Material

════════════════════

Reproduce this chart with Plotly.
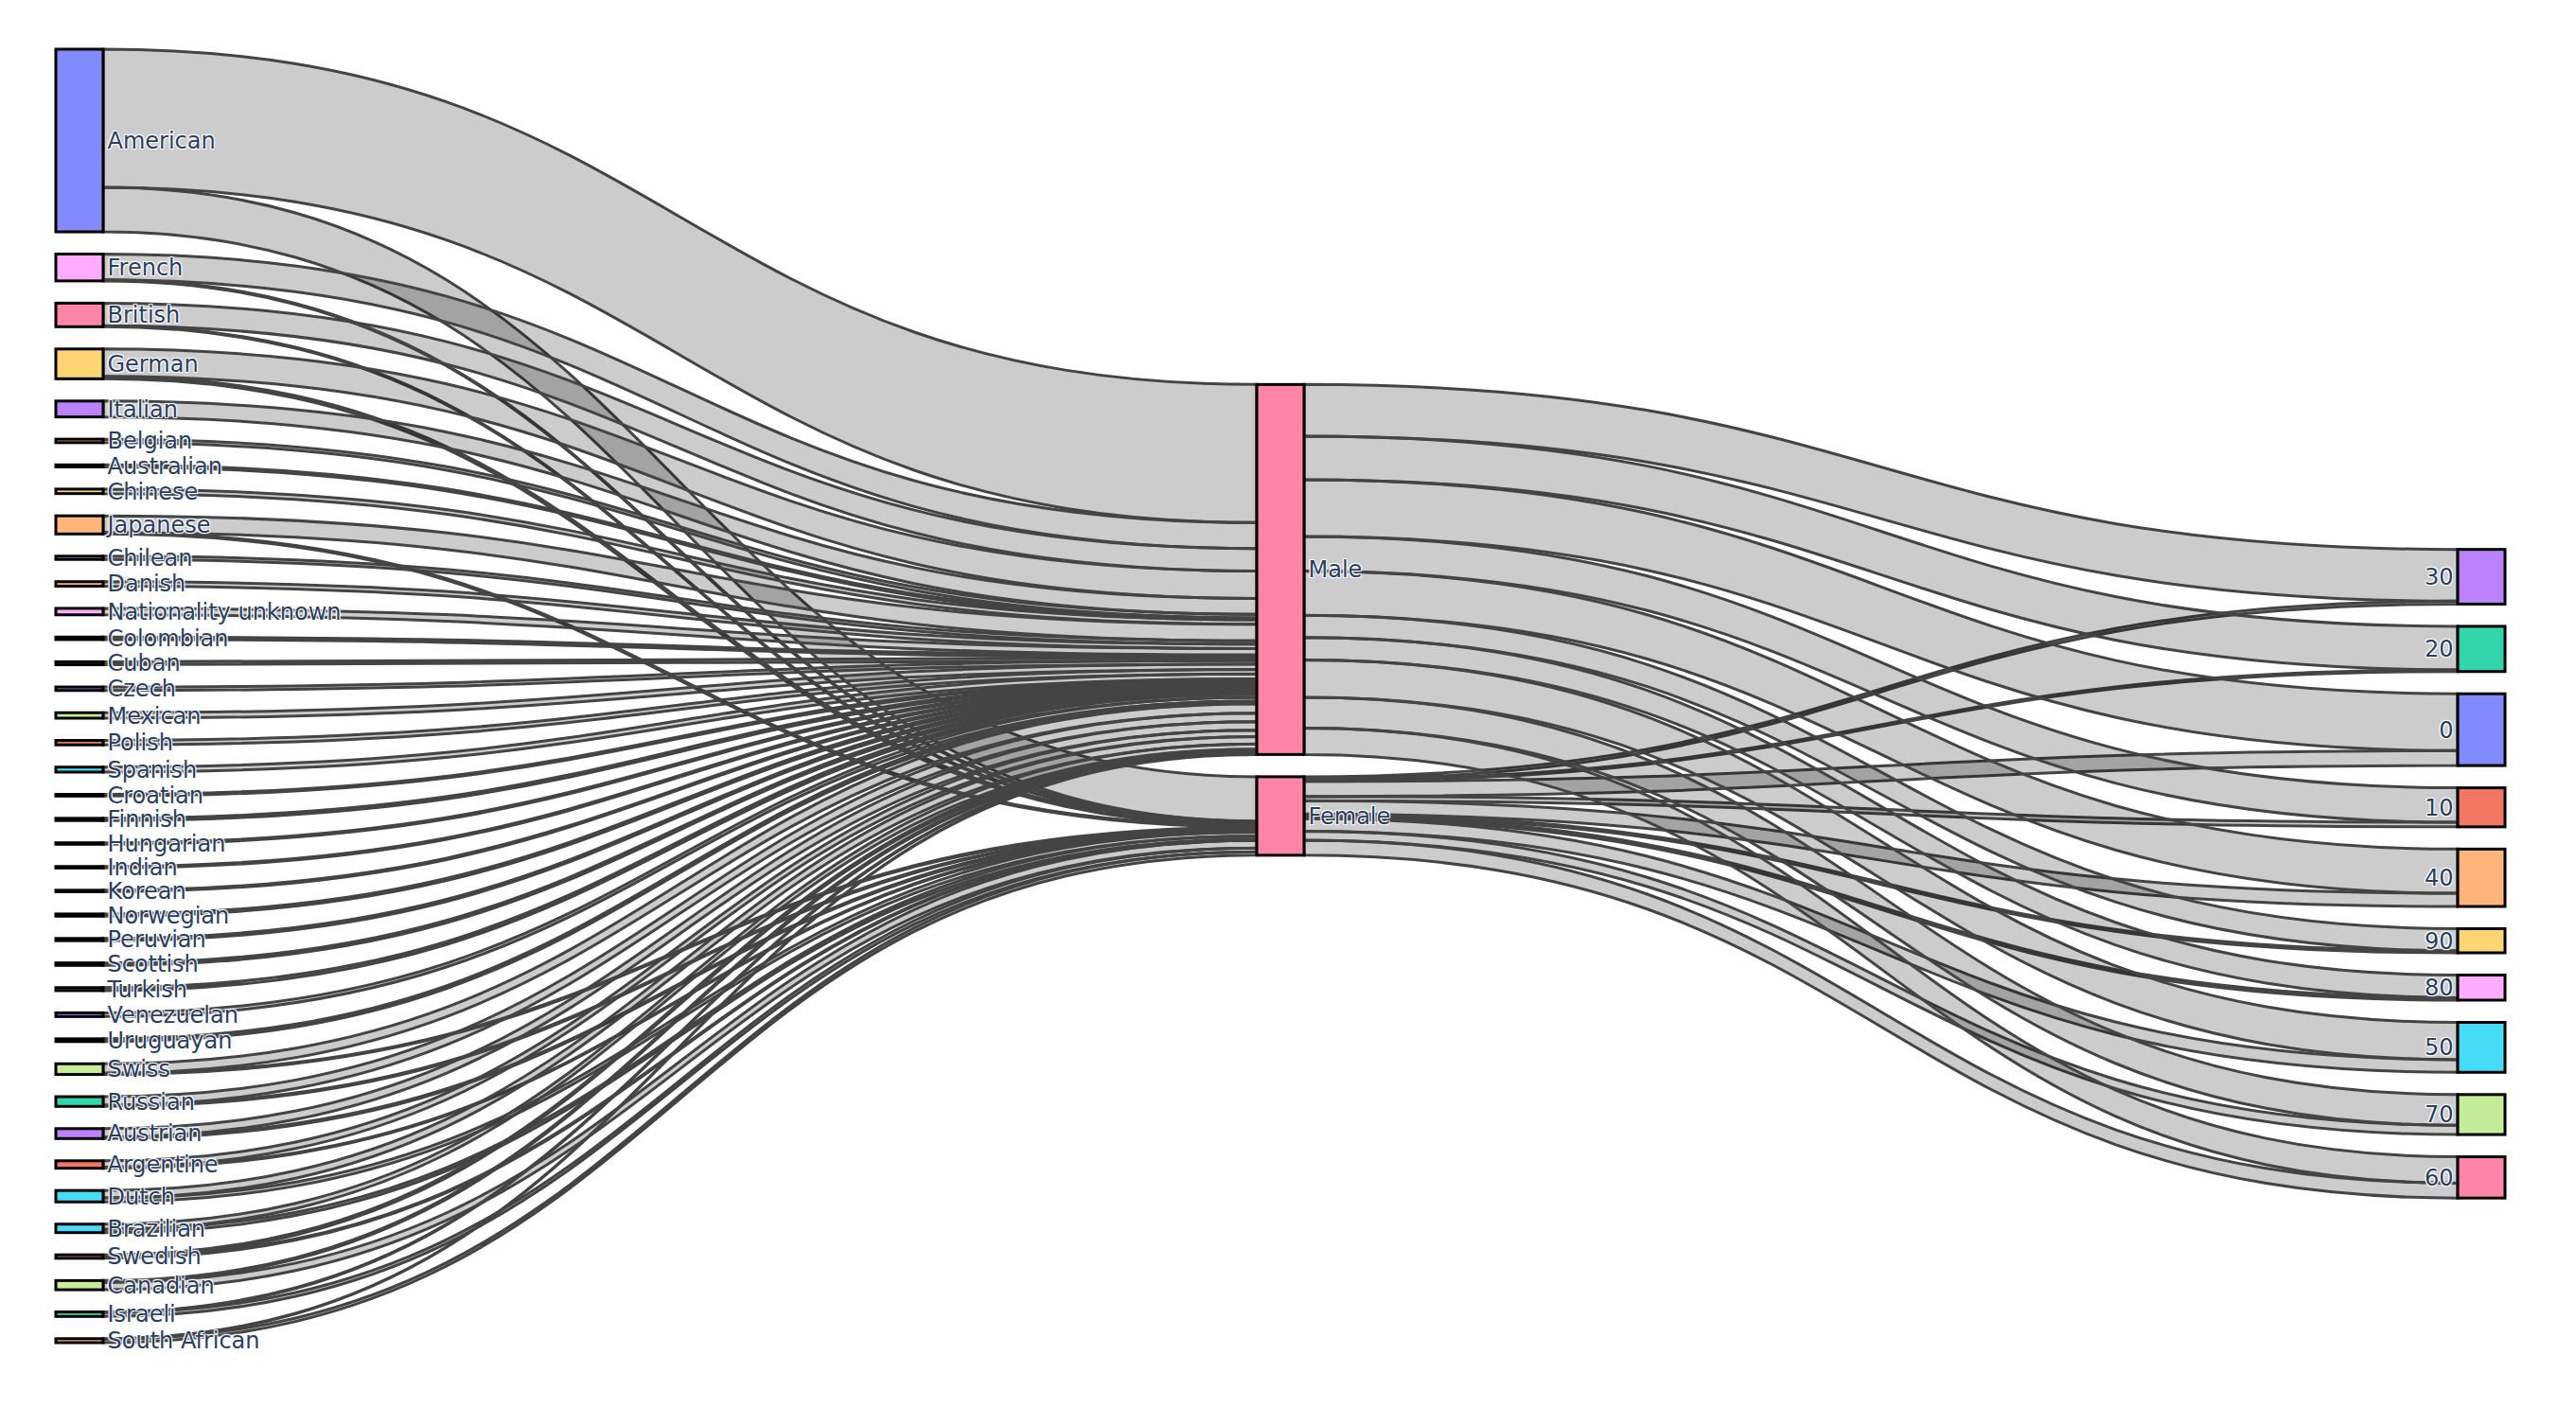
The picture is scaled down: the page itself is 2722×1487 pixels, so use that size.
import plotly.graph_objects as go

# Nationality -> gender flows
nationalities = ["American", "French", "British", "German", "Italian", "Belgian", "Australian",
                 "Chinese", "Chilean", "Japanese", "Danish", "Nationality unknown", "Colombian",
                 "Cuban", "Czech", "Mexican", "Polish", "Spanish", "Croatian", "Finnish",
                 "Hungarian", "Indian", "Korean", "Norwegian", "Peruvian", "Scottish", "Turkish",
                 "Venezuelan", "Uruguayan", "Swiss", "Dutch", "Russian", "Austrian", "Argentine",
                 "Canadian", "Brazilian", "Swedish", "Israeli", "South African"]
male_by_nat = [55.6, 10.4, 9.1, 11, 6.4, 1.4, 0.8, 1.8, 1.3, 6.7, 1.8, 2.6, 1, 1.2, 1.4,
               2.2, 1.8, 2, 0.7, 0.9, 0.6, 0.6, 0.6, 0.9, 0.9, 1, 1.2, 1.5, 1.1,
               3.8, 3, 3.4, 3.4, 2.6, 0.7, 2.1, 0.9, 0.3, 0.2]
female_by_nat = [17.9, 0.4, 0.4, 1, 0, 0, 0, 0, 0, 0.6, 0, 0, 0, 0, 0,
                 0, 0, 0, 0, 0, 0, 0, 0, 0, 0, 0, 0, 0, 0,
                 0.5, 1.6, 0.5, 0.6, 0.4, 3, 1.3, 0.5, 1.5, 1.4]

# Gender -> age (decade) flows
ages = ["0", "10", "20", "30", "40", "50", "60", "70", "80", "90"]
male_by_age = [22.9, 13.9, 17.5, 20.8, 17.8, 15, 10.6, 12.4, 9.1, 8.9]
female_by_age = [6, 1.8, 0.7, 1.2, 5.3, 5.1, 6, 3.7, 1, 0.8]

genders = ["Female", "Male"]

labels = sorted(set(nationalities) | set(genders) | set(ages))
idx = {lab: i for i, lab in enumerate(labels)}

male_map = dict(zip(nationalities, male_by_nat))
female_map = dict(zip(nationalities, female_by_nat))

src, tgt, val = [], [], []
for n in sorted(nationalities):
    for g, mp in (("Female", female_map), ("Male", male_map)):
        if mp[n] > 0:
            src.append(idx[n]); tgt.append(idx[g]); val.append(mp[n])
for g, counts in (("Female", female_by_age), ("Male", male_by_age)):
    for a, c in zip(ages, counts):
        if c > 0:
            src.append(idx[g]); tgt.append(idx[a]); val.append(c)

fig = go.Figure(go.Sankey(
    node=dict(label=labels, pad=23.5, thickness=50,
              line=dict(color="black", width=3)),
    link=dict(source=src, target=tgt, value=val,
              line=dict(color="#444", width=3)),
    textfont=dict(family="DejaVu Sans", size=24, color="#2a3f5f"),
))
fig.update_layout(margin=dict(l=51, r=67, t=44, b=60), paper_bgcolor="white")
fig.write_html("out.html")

════════════════════

Stated exercise
Return nothing but the lines running from the start of the data to the line with "src.append(idx[g]); tgt.append(idx[a]); val.append(c)", please, both ends included and no pictures.

Response for this exercise
Reproduce this chart with Plotly.
The picture is scaled down: the page itself is 2722×1487 pixels, so use that size.
import plotly.graph_objects as go

# Nationality -> gender flows
nationalities = ["American", "French", "British", "German", "Italian", "Belgian", "Australian",
                 "Chinese", "Chilean", "Japanese", "Danish", "Nationality unknown", "Colombian",
                 "Cuban", "Czech", "Mexican", "Polish", "Spanish", "Croatian", "Finnish",
                 "Hungarian", "Indian", "Korean", "Norwegian", "Peruvian", "Scottish", "Turkish",
                 "Venezuelan", "Uruguayan", "Swiss", "Dutch", "Russian", "Austrian", "Argentine",
                 "Canadian", "Brazilian", "Swedish", "Israeli", "South African"]
male_by_nat = [55.6, 10.4, 9.1, 11, 6.4, 1.4, 0.8, 1.8, 1.3, 6.7, 1.8, 2.6, 1, 1.2, 1.4,
               2.2, 1.8, 2, 0.7, 0.9, 0.6, 0.6, 0.6, 0.9, 0.9, 1, 1.2, 1.5, 1.1,
               3.8, 3, 3.4, 3.4, 2.6, 0.7, 2.1, 0.9, 0.3, 0.2]
female_by_nat = [17.9, 0.4, 0.4, 1, 0, 0, 0, 0, 0, 0.6, 0, 0, 0, 0, 0,
                 0, 0, 0, 0, 0, 0, 0, 0, 0, 0, 0, 0, 0, 0,
                 0.5, 1.6, 0.5, 0.6, 0.4, 3, 1.3, 0.5, 1.5, 1.4]

# Gender -> age (decade) flows
ages = ["0", "10", "20", "30", "40", "50", "60", "70", "80", "90"]
male_by_age = [22.9, 13.9, 17.5, 20.8, 17.8, 15, 10.6, 12.4, 9.1, 8.9]
female_by_age = [6, 1.8, 0.7, 1.2, 5.3, 5.1, 6, 3.7, 1, 0.8]

genders = ["Female", "Male"]

labels = sorted(set(nationalities) | set(genders) | set(ages))
idx = {lab: i for i, lab in enumerate(labels)}

male_map = dict(zip(nationalities, male_by_nat))
female_map = dict(zip(nationalities, female_by_nat))

src, tgt, val = [], [], []
for n in sorted(nationalities):
    for g, mp in (("Female", female_map), ("Male", male_map)):
        if mp[n] > 0:
            src.append(idx[n]); tgt.append(idx[g]); val.append(mp[n])
for g, counts in (("Female", female_by_age), ("Male", male_by_age)):
    for a, c in zip(ages, counts):
        if c > 0:
            src.append(idx[g]); tgt.append(idx[a]); val.append(c)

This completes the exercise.